Second: the big question is: why should we make the form of such a contract a general rule/law? Just assuming it is a matter of contract is just assuming away the interesting question.

Interesting you chose the word 'deprived' instead of the more typical 'stole'. I think it's hard to justify stealing when only a copy was copied. So then 'deprived of income' in the sense of withheld income. Who is doing the withholding, and why do you think you're entitled to what they're withholding? And how much? (While the third party didn't have to write your work, they nevertheless would have to do a lot of work themselves to make a profit from it.)

Here's an economic quote but I don't remember the source: "Profit is not determined by how much value you create, it is determined by how much of that value you can capture." Edit: Ah, looks like it's an Eliezer quote not from an economics text.

(While the third party didn't have to write your work, they nevertheless would have to do a lot of work themselves to make a profit from it.)

This is both bad and wrong. I will attempt to explain why for each.

It is bad on the level that it creates an exchange of sweat of the brow work with originality. That is to say if I copied someone else's book in the more laborious way, I'm more allowed to copy it and make profit. As Justice O'Connor said in Feist, "The sine qua non of copyright is originality." Hard work does not equal good or useful work-- ask Sisyphus.

It is wrong for two reasons. The first is that roll-your-own publishing options are available to an author, and all someone would have to do to make a profit is copy your book from lulu, blurb or whatever ebook publisher you use and post it again with a lower price. The second is that, even if republishing was its own difficult endeavor, the gain a copycat has is simply waiting for success. A publisher who spends money on editing, typesetting, marketing and binding must print a number of books before turning a profit. A copycat publisher can simply wait until it appears a book will be successful before undercutting. This is a drastic reduction in cost and income risk, and it's definitely unfair.

My mother is an excellent actress, yet inferior actresses get cast more frequently. Should we make that illegal?

Unfairness is not reason enough to justify copyright.

In the example I offered, the economics are no mystery, but if it helps you to put numbers in the picture, let's go for it.

Suppose I write a book of sonnets. I negotiate with a publisher whereby he has the exclusive right to print, distribute, and sell said book of sonnets for a period of five years, and I will be paid $1 per copy sold. The book proves popular, and a pirate publisher produces, distributes, and sells an identical edition, but fails to pay me the $1 per copy sold.

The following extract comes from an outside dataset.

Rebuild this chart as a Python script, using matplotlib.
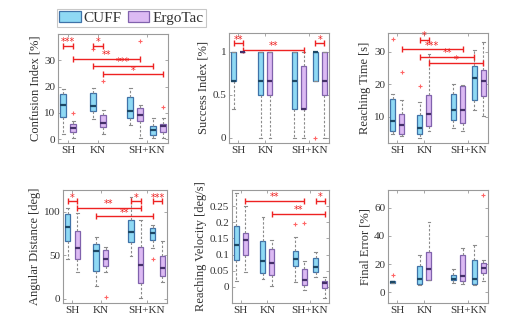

In this case, I am being deprived of the income (by the pirate publisher) to the tune of $1 per copy that they have sold during the period in question.

Clear?

You are being deprived of something you never had. If someone says they'll gift me a car, and then they don't, have they stole from me? No, because I never had the car in the first place.

And who's to say you are being deprived of such income? For all you know, you could have received the exact same amount even if the pirate publisher had never sold it - maybe he did all the marketing work that enabled those sales.

More: for all you know, maybe the marketing work that the pirate went through has helped sell more of your publisher's copies that it would had the pirate never copied it at all.

It's simply impossible to tell if you were deprived of any 'potential income' or not.

Not really. Why is it $1? Suppose you make a contract with one publisher who will pay you $1 per copy sold and also negotiate with a different publisher who will pay you $2 per copy sold. How much are you deprived then, $1.50? $2? You're assuming that every copy the pirate sold could have been sold by your current publisher(s) but wasn't.
Because I stipulated that the contract was exclusive and time-limited. In other words, the assumption that every copy the pirate sold would have been sold by my current publisher is accurate-- hence the simplicity of the hypothetical.
> Because I stipulated that the contract was exclusive and time-limited

And why should you have the right to control that?